My Pecha Kucha Process

I arrived back from Hong Kong on Monday, jet lagged and the worse for having been sat on airplanes and in airports for upwards of 20 hours, and beginning to regret agreeing to give a presentation at Wednesday's Flatpack Pecha Kucha. Thankfully the organisers were OK with my slides coming to them just a little past the deadline, and I had what remained of Monday and Tuesday to knock it into shape. I spent Wednesday exercising to fight off the urge to sleep, and rehearsing/editing my script.

it's worth talking about how I put this talk together, which was a bit of a change from my usual processes. I'd done a lot of thinking, some note-taking, and very little actual writing while I was in Hong Kong. I'd toyed with the idea of sketching in a small notepad I was carrying with me but that just didn't seem to stick, and instead I found it much easier to add links and ideas into an iOS Notes document on my iPad or iPhone (whichever was closest to hand).

By the time I arrived late at Frankfurt airport (and missed my connecting flight home) I had lots of notes but no real structure, and I managed to grab an hour or so in a cafe there to begin to outline the twenty slides mandated by the Pecha Kucha format (it's surprisingly hard to make the quota—I find my natural rhythm normally hits about 12-15, or goes much longer). Forcing myself to stay awake after arriving home, showering, and unpacking, I took myself out locally for dinner and a beer, which I sipped slowly and pieced the rest of the outline together, still in Notes.

Tuesday was spent in cafes (on my iPad Air) and at home (occasionally on a 13" Retina MacBook Pro) sourcing images from my own library and online references and piecing the slides together in Keynote, and patching up a few holes in the script (I never write scripts for my lectures, but I knew that the only way I'd be able to keep each slide to 20 seconds was to write and edit it ruthlessly, and even then it was a struggle). I liked this way of working, moving back and forth between notes, slides and script, and it felt like actually making something (with some fairly rigid constraints in place due to the format). By the evening (over a glass of smoked German beer in a great new place that's opened up while I was away) I had the slides in a good-enough state to send them off, which I did from the iPad using iCloud sharing (and Dropbox just to be sure). 

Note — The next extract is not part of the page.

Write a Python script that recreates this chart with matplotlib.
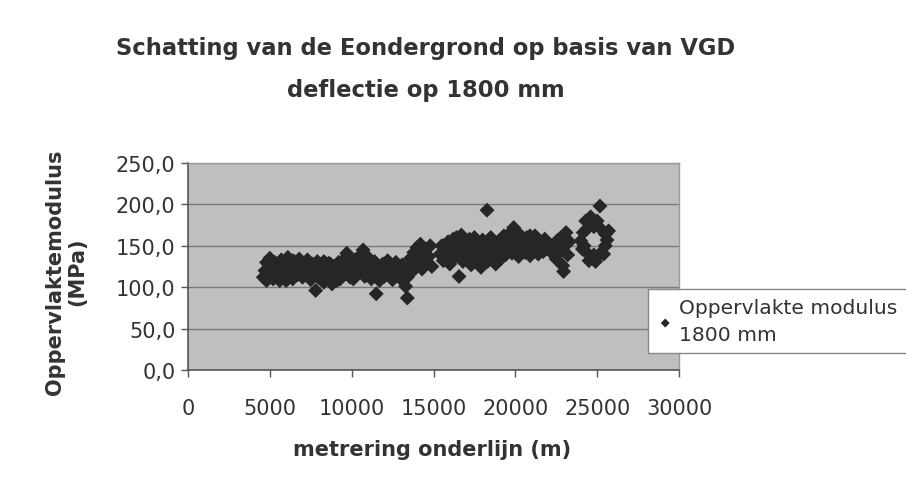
import matplotlib
matplotlib.use("Agg")
import matplotlib.pyplot as plt
from matplotlib.ticker import FuncFormatter

title = "Schatting van de Eondergrond op basis van VGD\ndeflectie op 1800 mm"
x_label = "metrering onderlijn (m)"
y_label = "Oppervlaktemodulus\n(MPa)"
series_name = "Oppervlakte modulus\n1800 mm"

x_seg_a = [4600, 4700, 4800, 4800, 4900, 5000, 5000, 5100, 5200, 5300, 5300, 5400, 5500, 5600,
           5600, 5700, 5800, 5900, 6000, 6000, 6100, 6200, 6300, 6400, 6400, 6500, 6600, 6700,
           6800, 6900, 6900, 7000, 7100, 7200, 7300, 7300, 7400, 7500, 7600, 7600, 7700, 7800,
           7800, 7900, 8000, 8100, 8200, 8300, 8300, 8400, 8500, 8600, 8700, 8700, 8800, 8900,
           9000, 9100, 9100, 9200, 9300, 9400, 9500, 9500, 9600, 9700, 9800, 9900, 10000, 10100,
           10100, 10200, 10300, 10400, 10500, 10600, 10600, 10700, 10800, 10900, 11000, 11000,
           11100, 11200, 11300, 11400, 11500, 11500, 11600, 11700, 11800, 11800, 11900, 12000,
           12100, 12200, 12300, 12300, 12400, 12500, 12600, 12700, 12700, 12800, 12900, 13000,
           13000, 13100, 13200, 13300, 13400, 13400, 13500, 13600, 13700, 13700, 13800, 13900,
           14000, 14100, 14200, 14300, 14400, 14500, 14600, 14700, 14800, 14900]
y_seg_a = [112, 120, 108, 130, 128, 115, 135, 122, 110, 130, 112, 118, 126, 108,
           125, 133, 121, 114, 128, 108, 136, 117, 125, 110, 132, 131, 122, 115,
           134, 127, 116, 112, 120, 130, 118, 133, 125, 109, 128, 112, 116, 96,
           122, 131, 111, 119, 127, 106, 131, 123, 114, 129, 118, 128, 104, 125,
           113, 121, 108, 130, 110, 126, 117, 131, 135, 141, 124, 112, 129, 119,
           110, 133, 115, 126, 138, 121, 132, 145, 113, 130, 118, 136,
           127, 110, 122, 131, 92, 115, 125, 108, 119, 112, 128, 113,
           124, 132, 117, 129, 126, 109, 121, 130, 118, 114, 123, 110,
           125, 127, 118, 101, 87, 112, 124, 135, 119, 135, 142, 128,
           148, 133, 152, 122, 140, 146, 130, 137, 150, 125]

x_seg_b = [15400, 15500, 15600, 15700, 15800, 15900, 16000, 16100, 16200, 16300, 16400, 16500,
           16560, 16600, 16700, 16800, 16900, 17000, 17100, 17200, 17300, 17400, 17500, 17600,
           17700, 17800, 17900, 18000, 18100, 18200, 18270, 18300, 18400, 18500, 18600, 18700,
           18800, 18900, 19000, 19100, 19200, 19300, 19400, 19500, 19600, 19700, 19800, 19900,
           20000, 20100, 20200, 20300, 20400, 20500, 20600, 20700, 20800, 20900, 21000, 21100,
           21200, 21300, 21400, 21500, 21600, 21700, 21800, 21900, 15600, 16200, 16900, 17500,
           18000, 18600, 19100, 19800, 20300, 20900, 21400]
y_seg_b = [140, 150, 132, 146, 138, 155, 128, 143, 135, 151, 160, 139,
           113, 147, 163, 131, 155, 142, 136, 158, 127, 149, 140, 154,
           133, 146, 124, 157, 138, 150, 193, 131, 145, 160, 136, 152,
           128, 143, 155, 134, 148, 162, 139, 153, 145, 166, 141, 172,
           150, 158, 137, 163, 146, 155, 142, 160, 150, 138, 157, 145,
           162, 148, 140, 156, 150, 143, 158, 152, 150, 158, 135, 160,
           132, 148, 140, 152, 150, 162, 143]

x_seg_c = [22200, 22300, 22400, 22500, 22600, 22700, 22800, 22900, 22950, 23000, 23100, 23200, 23300]
y_seg_c = [150, 140, 147, 134, 157, 143, 160, 126, 119, 150, 166, 139, 155]

x_seg_d = [24000, 24100, 24150, 24400, 24400, 24800, 24800, 25200, 25200, 25500, 25500, 25600,
           24300, 24600, 24200, 25000, 24900, 24500, 25170, 25700, 25400]
y_seg_d = [156, 146, 166, 171, 141, 173, 139, 171, 141, 164, 150, 157,
           180, 185, 150, 180, 131, 132, 198, 168, 140]

x_vals = x_seg_a + x_seg_b + x_seg_c + x_seg_d
y_vals = y_seg_a + y_seg_b + y_seg_c + y_seg_d

x_ticks = [0, 5000, 10000, 15000, 20000, 25000, 30000]
y_ticks = [0, 50, 100, 150, 200, 250]

TXT = "#333333"
FS = 15

fig = plt.figure(figsize=(9.06, 4.85), dpi=100)
fig.patch.set_facecolor("white")
ax = fig.add_axes([188 / 906, 1 - 371 / 485, 491 / 906, 207 / 485])
ax.set_facecolor("#bfbfbf")
ax.set_xlim(0, 30000)
ax.set_ylim(0, 250)
ax.set_xticks(x_ticks)
ax.set_yticks(y_ticks)
ax.yaxis.set_major_formatter(FuncFormatter(lambda v, p: f"{v:.1f}".replace(".", ",")))
ax.xaxis.set_major_formatter(FuncFormatter(lambda v, p: f"{int(v)}"))
ax.grid(axis="y", color="#7a7a7a", linewidth=1.0)
ax.set_axisbelow(True)
for s in ["top", "right"]:
    ax.spines[s].set_color("#9a9a9a")
    ax.spines[s].set_linewidth(1.0)
for s in ["left", "bottom"]:
    ax.spines[s].set_color("#555555")
    ax.spines[s].set_linewidth(1.2)
ax.tick_params(axis="both", labelsize=FS, colors="#555555", labelcolor=TXT,
               length=5, direction="out", width=1)
ax.tick_params(axis="x", pad=15)
ax.tick_params(axis="y", pad=4)

ax.scatter(x_vals, y_vals, marker="D", s=58, color="#262626", edgecolors="none",
           label=series_name, zorder=3)

title_lines = title.split("\n")
fig.text(426 / 906, 1 - 48 / 485, title_lines[0], ha="center", va="center", fontsize=16.3,
         fontweight="bold", color=TXT)
fig.text(426 / 906, 1 - 90 / 485, title_lines[1], ha="center", va="center", fontsize=16.3,
         fontweight="bold", color=TXT)
fig.text(66 / 906, 1 - 272 / 485, y_label, ha="center", va="center", rotation=90,
         fontsize=FS, fontweight="bold", color=TXT, multialignment="center",
         linespacing=1.15)
fig.text(432 / 906, 1 - 450 / 485, x_label, ha="center", va="center", fontsize=FS,
         fontweight="bold", color=TXT)

leg = fig.legend(loc="upper left", bbox_to_anchor=(648 / 906, 1 - 290 / 485),
                 frameon=True, fontsize=14.6, markerscale=0.6, handletextpad=0.3,
                 handlelength=0.8, borderpad=0.45, borderaxespad=0.0, fancybox=False,
                 framealpha=1.0)
leg.get_frame().set_edgecolor("#888888")
leg.get_frame().set_linewidth(1.0)
for t in leg.get_texts():
    t.set_color(TXT)
    t.set_linespacing(1.5)

fig.savefig("out.png", dpi=100)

it's gotten much easier to do most of this on an iPad for sure. I sometimes moved to the MacBook Pro to be more efficient (editing slides in Keynote still seems smoother there), but I'm pretty sure I could have done the whole thing in iOS. That's a big change from just a couple of years ago.

With the slide deck locked down and checked at the other end I could concentrate on getting the script down to the right length, and to something that sounded reasonable coming out of my mouth. I'm pretty good at editing for length but less so for elegance, so this was a process of iteration—reading out loud, improvising shortcuts, changing the text, doing it again, over and over. I used Alexander Senin's Workout Timer app to work on timings—not what the app was designed for at all, but it's perfect for anything that needs a set number of timed repeated steps (I set it to 20 reps of 18 seconds with a 2 second gap between them so I could get an audible warning of the upcoming transition. If Alexander added silent wrist taps on the Apple Watch it'd be perfect).

Like I said, this process is a new one for me, and I see the end result as very much a first version. I'm keen to talk to others about their process, and to see how I can refine it for other kinds of presentations. It seems, initially at least, that the key will be to have some strong constraints in place for the end product. I'll write more about where this goes over the next couple of months as I prepare some talks for lectures and upcoming conferences.